TELECOMS giant Orange was found guilty today of “collective moral harassment” against its staff which resulted in at least 19 suicides between 2006 and 2009.

Former company CEO Didier Lombard has been handed a four-month prison sentence and fined €15,000 (£12,750), while Orange has been fined €75,000 (£64,000) and ordered to pay out hundreds of thousands of euros in compensation. Orange’s 2018 revenues exceeded €41 billion (£37.8bn).

Mr Lombard’s number two Louis-Pierre Weynes and human resources director Olivier Barberot were also convicted of mounting a “policy of destabilisation” in a bid to slash jobs and have been sentenced to prison terms and fines.
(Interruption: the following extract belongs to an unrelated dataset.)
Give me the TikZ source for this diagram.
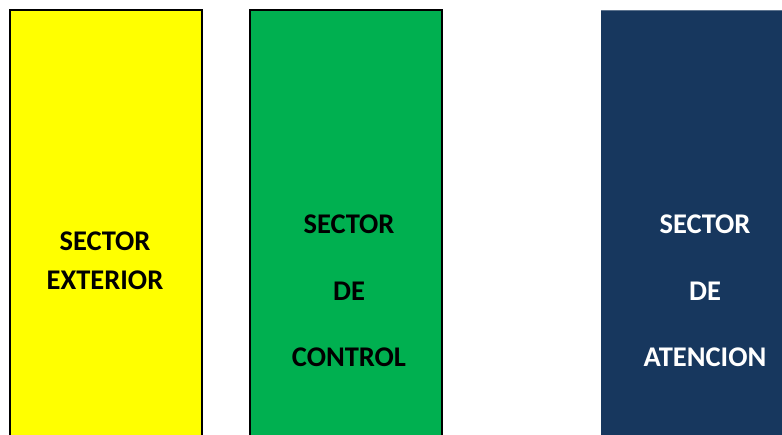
\documentclass[tikz,border=0pt]{standalone}
\usepackage{fontspec}
\setmainfont{Carlito}
\definecolor{amarillo}{HTML}{FFFF00}
\definecolor{verde}{HTML}{00B050}
\definecolor{azul}{HTML}{17375E}
\begin{document}
\begin{tikzpicture}[x=1pt,y=-1pt,font=\fontsize{28.5}{38.5}\selectfont\bfseries,
  sector/.style={anchor=north west,inner sep=0pt,outer sep=0pt,minimum height=440pt},
  rotulo/.style={align=center,inner sep=0pt}]
\useasboundingbox(0,0)rectangle(782,434);
\pgfmathsetmacro{\ancho}{192}
\node[sector,fill=amarillo,draw=black,line width=1.3pt,minimum width=\ancho pt](exterior)at(10,10){};
\node[sector,fill=verde,draw=black,line width=1.3pt,minimum width=\ancho pt](control)at(250,10){};
\node[sector,fill=azul,minimum width=190pt](atencion)at(601,10){};
\draw[azul!70!white,line width=0.8pt](atencion.north west)--(atencion.north east);
\node[rotulo](t1)at(105,260.5){SECTOR\\EXTERIOR};
\node[rotulo](t2)at(349,291){SECTOR\\[28pt]DE\\[28pt]CONTROL};
\node[rotulo,text=white](t3)at(705,291){SECTOR\\[28pt]DE\\[28pt]ATENCION};
\end{tikzpicture}
\end{document}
All three are planning to appeal.

Thirty-five employees of France Telecom, as it was then known, killed themselves amid a hostile environment which had been created by management following 2004’s privatisation, in an effort to drive staff to quit their jobs. Investigators focused on 19 of these cases, as well as on 12 attempted suicides and eight cases of acute depression.

The trial was the first of its kind in France which, rather than focusing on individual cases of bullying by specific managers, sought to hold the company’s top bosses responsible for “creating a professional climate which provoked anxiety.”

“The methods used to reach 22,000 job cuts were illegal,” the court ruled, rejecting arguments from Orange that the cuts were a necessary part of the privatisation process.

The court heard testimony including the suicide note of one employee who wrote: “I am committing suicide because of my work at France Telecom. It’s the only cause.”

Tactics included transferring staff without warning to places miles from their families, leaving them without work stations or offices for months while piling on impossible targets and aggressive micromanagement with sanctions for failing to hit targets. Trade union campaigning forced Mr Weynes to resign in 2009, but France’s then-finance minister Christine Lagarde — now president of the European Central Bank — rejected calls to act against Mr Lombard, saying he had her full confidence.

Mr Lombard now says that he had “blundered” when he told managers he wanted them to induce staff to leave “by the door or by the window.” One 32-year-old female employee did later hurl herself to her death from a fifth-floor window.

He had earlier dismissed the wave of deaths as a “suicide fad.”